Actually, a little discussed topic is the financial one. For what I know GTX4xx are costlier to produce than HD58xx. I think Nvidia isn't willing to lose profitability so they pass the true cost to their partners who at the same time are beginning to complain in different ways. If Nvidia doesn't realize that sometimes a margin sacrifice is needed, they'll continue losing AIBP's


----------



## cadaveca (May 19, 2010)

I'll say it again here, as it seems to match the situation.

nVidia IS NOT A HARDWARE COMPANY. They are a software company. AIBP's are hardware vendors, and are NOT nVidia's priority...Case and point...XFX and BFG no longer carrying new nV products.

It's not like BFG or XFX not carrying nV hardware will really affect availability for anyone...


And like XFX, I bet there is more to this story, as XFX promoted GTX480 before launch, and then changed thier stance. Soemthing in aquiring current cards is just not nice for these two companies, obviously.

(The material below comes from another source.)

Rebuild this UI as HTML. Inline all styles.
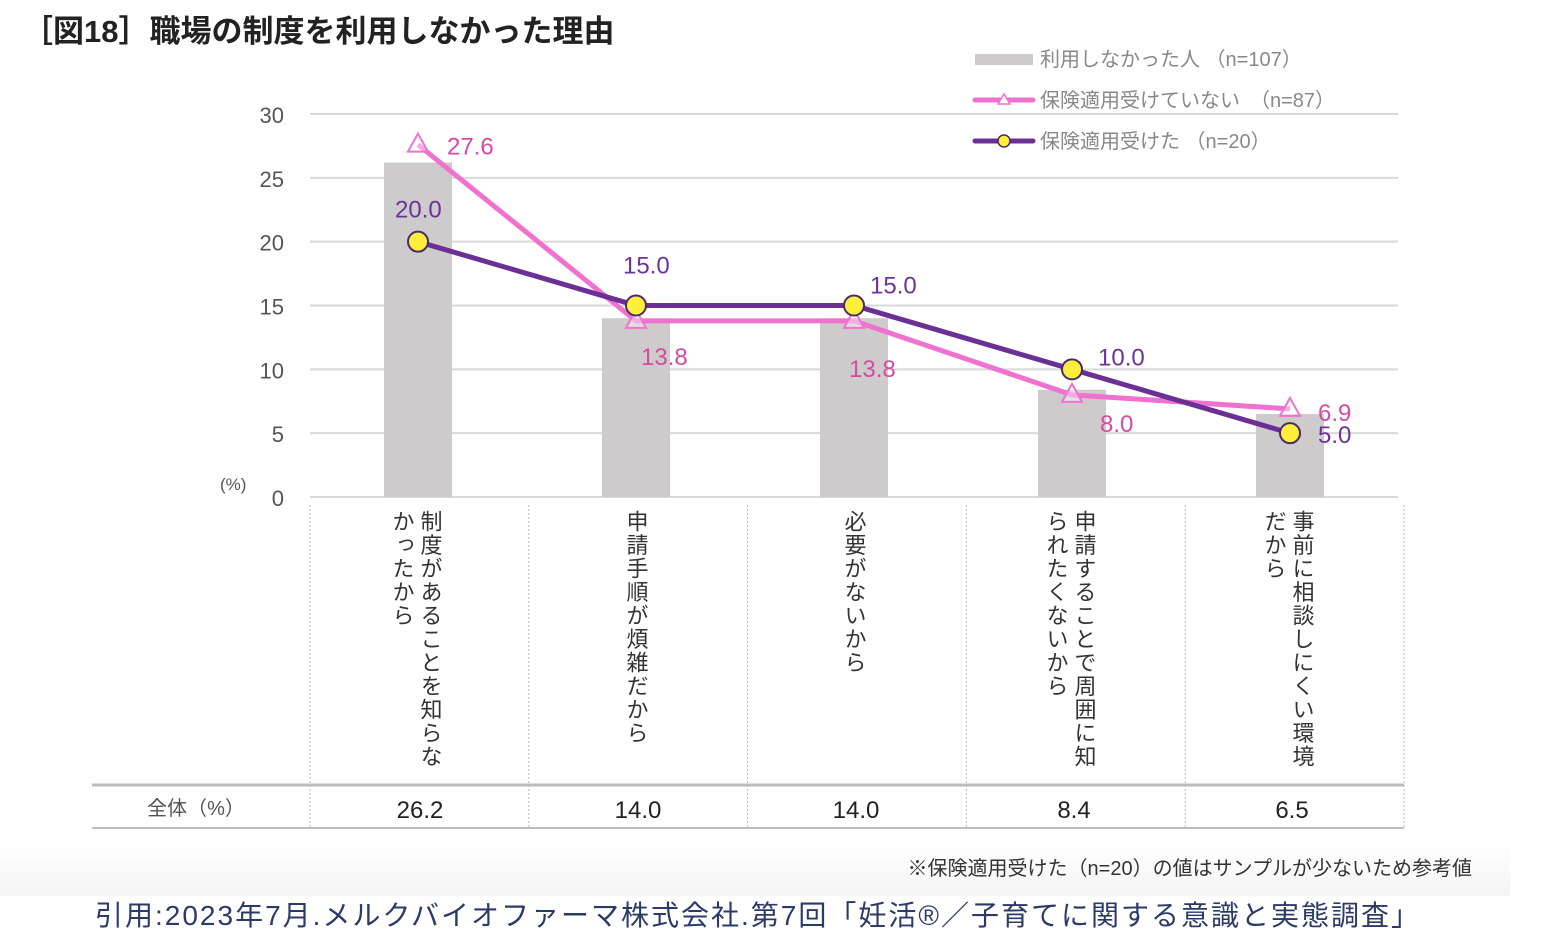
<!DOCTYPE html>
<html><head><meta charset="utf-8">
<style>
body{margin:0;background:#fff;width:1568px;height:952px;overflow:hidden;font-family:"Liberation Sans","Noto Sans CJK JP",sans-serif;}
.abs{position:absolute;white-space:nowrap;}
</style></head>
<body>
<div style="position:relative;width:1568px;height:952px;">
<div class="abs" style="left:22px;top:6px;font-size:31px;font-weight:bold;color:#222;">［図18］職場の制度を利用しなかった理由</div>
<div class="abs" style="left:0;top:840px;width:1510px;height:56px;background:linear-gradient(#fff,#f4f4f4);"></div>
<svg id="chart" width="1568" height="952" style="position:absolute;left:0;top:0" font-family="Liberation Sans, Noto Sans CJK JP, sans-serif"></svg>
<div class="abs" style="right:96px;top:852px;font-size:20px;color:#333;">※保険適用受けた（n=20）の値はサンプルが少ないため参考値</div>
<div class="abs" style="left:95px;top:894px;font-size:28px;letter-spacing:2px;color:#2b3a67;">引用:2023年7月.メルクバイオファーマ株式会社.第7回「妊活®／子育てに関する意識と実態調査」</div>
</div>
<script>
const categories=["制度があることを知らなかったから","申請手順が煩雑だから","必要がないから","申請することで周囲に知られたくないから","事前に相談しにくい環境だから"];
const catLines=[["制度があることを知らな","かったから"],["申請手順が煩雑だから"],["必要がないから"],["申請することで周囲に知","られたくないから"],["事前に相談しにくい環境","だから"]];
const barValues=[26.2,14.0,14.0,8.4,6.5];
const pinkValues=[27.6,13.8,13.8,8.0,6.9];
const purpleValues=[20.0,15.0,15.0,10.0,5.0];
const tableValues=["26.2","14.0","14.0","8.4","6.5"];
const yTicks=[0,5,10,15,20,25,30];
const NS="http://www.w3.org/2000/svg";
const svg=document.getElementById('chart');
function y(v){return 497-v*(383/30);}
function x(i){return 418+i*218;}
function mk(tag,attrs,parent){const e=document.createElementNS(NS,tag);for(const k in attrs)e.setAttribute(k,attrs[k]);(parent||svg).appendChild(e);return e;}
yTicks.forEach(t=>{
 const l=mk('line',{x1:310,x2:1398,y1:y(t),y2:y(t),stroke:'#d9d9d9','stroke-width':2});
 
 
 const tx=mk('text',{x:284,y:y(t)+9,'text-anchor':'end','font-size':22,fill:'#555'});tx.textContent=t;
 
 
});
const pu=mk('text',{x:220,y:490,'font-size':17,fill:'#555'});pu.textContent='(%)';


barValues.forEach((v,i)=>{
 const r=mk('rect',{x:x(i)-34,y:y(v),width:68,height:y(0)-y(v),fill:'#cdcbcb'});
 
 
});
for(let i=0;i<6;i++){const sx=310+i*218.8;mk('line',{x1:sx,x2:sx,y1:505,y2:828,stroke:'#bbb','stroke-dasharray':'2,2'});}
const tl=mk('line',{x1:92,x2:1404,y1:785,y2:785,stroke:'#bdbdbd','stroke-width':3});


mk('line',{x1:92,x2:1404,y1:828,y2:828,stroke:'#bdbdbd','stroke-width':2});
const th=mk('text',{x:196,y:815,'text-anchor':'middle','font-size':20,fill:'#555'});th.textContent='全体（%）';


tableValues.forEach((v,i)=>{
 const t=mk('text',{x:x(i)+2,y:818,'text-anchor':'middle','font-size':24,fill:'#222'});t.textContent=v;
 
 
});
catLines.forEach((lines,i)=>{
 lines.forEach((s,j)=>{
  const cx=x(i)+(lines.length>1?12:0)-j*28;
  const t=mk('text',{x:cx,y:510,'font-size':22,fill:'#333','letter-spacing':1.5,style:'writing-mode:vertical-rl;text-orientation:upright'});
  t.textContent=s;
  
  
 });
});
const pinkPts=pinkValues.map((v,i)=>x(i)+','+y(v)).join(' ');
const pl=mk('polyline',{points:pinkPts,fill:'none',stroke:'#ef72cf','stroke-width':5});


const purPts=purpleValues.map((v,i)=>x(i)+','+y(v)).join(' ');
const ul=mk('polyline',{points:purPts,fill:'none',stroke:'#6b2f96','stroke-width':5});


pinkValues.forEach((v,i)=>{
 const cx=x(i),cy=y(v);
 const p=mk('polygon',{points:`${cx},${cy-11} ${cx-10},${cy+7} ${cx+10},${cy+7}`,fill:'#fff','fill-opacity':0.4,stroke:'#ef72cf','stroke-width':2});
 
 
});
purpleValues.forEach((v,i)=>{
 const c=mk('circle',{cx:x(i),cy:y(v),r:10,fill:'#ffef3a',stroke:'#4a2a6a','stroke-width':2});
 
 
});
const pinkOff=[[29,10],[5,44],[-5,56],[28,37],[28,12]];
const purOff=[[-23,-24],[-13,-32],[16,-12],[26,-4],[28,10]];
pinkValues.forEach((v,i)=>{
 const t=mk('text',{x:x(i)+pinkOff[i][0],y:y(v)+pinkOff[i][1],'font-size':24,fill:'#d64aa3'});t.textContent=v.toFixed(1);
 
 
});
purpleValues.forEach((v,i)=>{
 const t=mk('text',{x:x(i)+purOff[i][0],y:y(v)+purOff[i][1],'font-size':24,fill:'#6b3399'});t.textContent=v.toFixed(1);
 
 
});
const lg=[['利用しなかった人','（n=107）'],['保険適用受けていない','（n=87）'],['保険適用受けた','（n=20）']];
mk('rect',{x:975,y:54,width:58,height:11,fill:'#cdcbcb'});
mk('line',{x1:975,x2:1033,y1:100,y2:100,stroke:'#ef72cf','stroke-width':5,'stroke-linecap':'round'});
mk('polygon',{points:'1004,94 998,104 1010,104',fill:'#fff',stroke:'#ef72cf','stroke-width':1.5});
mk('line',{x1:975,x2:1033,y1:141,y2:141,stroke:'#6b2f96','stroke-width':5,'stroke-linecap':'round'});
mk('circle',{cx:1004,cy:141,r:6,fill:'#ffef3a',stroke:'#4a2a6a','stroke-width':1.5});
lg.forEach((l,i)=>{
 const t=mk('text',{x:1040,y:66+i*41,'font-size':20,fill:'#888'});
 t.textContent=l[0]+(i==1?'　':' ')+l[1];
 
 
});
</script>
</body></html>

I doubt BFG is going anywhere, but into higher profitability.



jonnyGURU said:


> One of the conditions of my working at BFG is that I quit writing reviews for my site.  So Tony Day (Tazz) is now the admin and Jeremy Schrag (Wolf) writes the reviews.



You made this pretty plain at the time too, if I recall correctly. Noone is really gonna hold ill will due to any of that. You set the standard in PSU testing, those that are aware aren't gonna forget that.


----------



## stinger608 (May 19, 2010)

This is truly sad news! I have had many BFG video cards, and all have been top notch quality!!


----------



## eidairaman1 (May 19, 2010)

Never owned a BFG, but can't blame them for Leaving the Market due to abysmal sales from Green.


----------



## steelkane (May 19, 2010)

XFX & BFG leave, Will just see some other new companys come around, But I did like BFG cards


----------



## Rakesh95 (May 19, 2010)

I just realised, how many companies are there now that make just nvidia cards... just a thought.


----------



## Hayder_Master (May 19, 2010)

BFG you have right to leave graphics, but there is an option leave NVIDIA carp and go with ATI


----------



## Imsochobo (May 19, 2010)

newtekie1 said:


> I'm guessing this is a gentler way of saying "Nothing from nVidia is profitable right now, so we aren't going to sell GPUs until we are given something that is profitable, and we don't want to totally piss off nVidia by cutting ties completely".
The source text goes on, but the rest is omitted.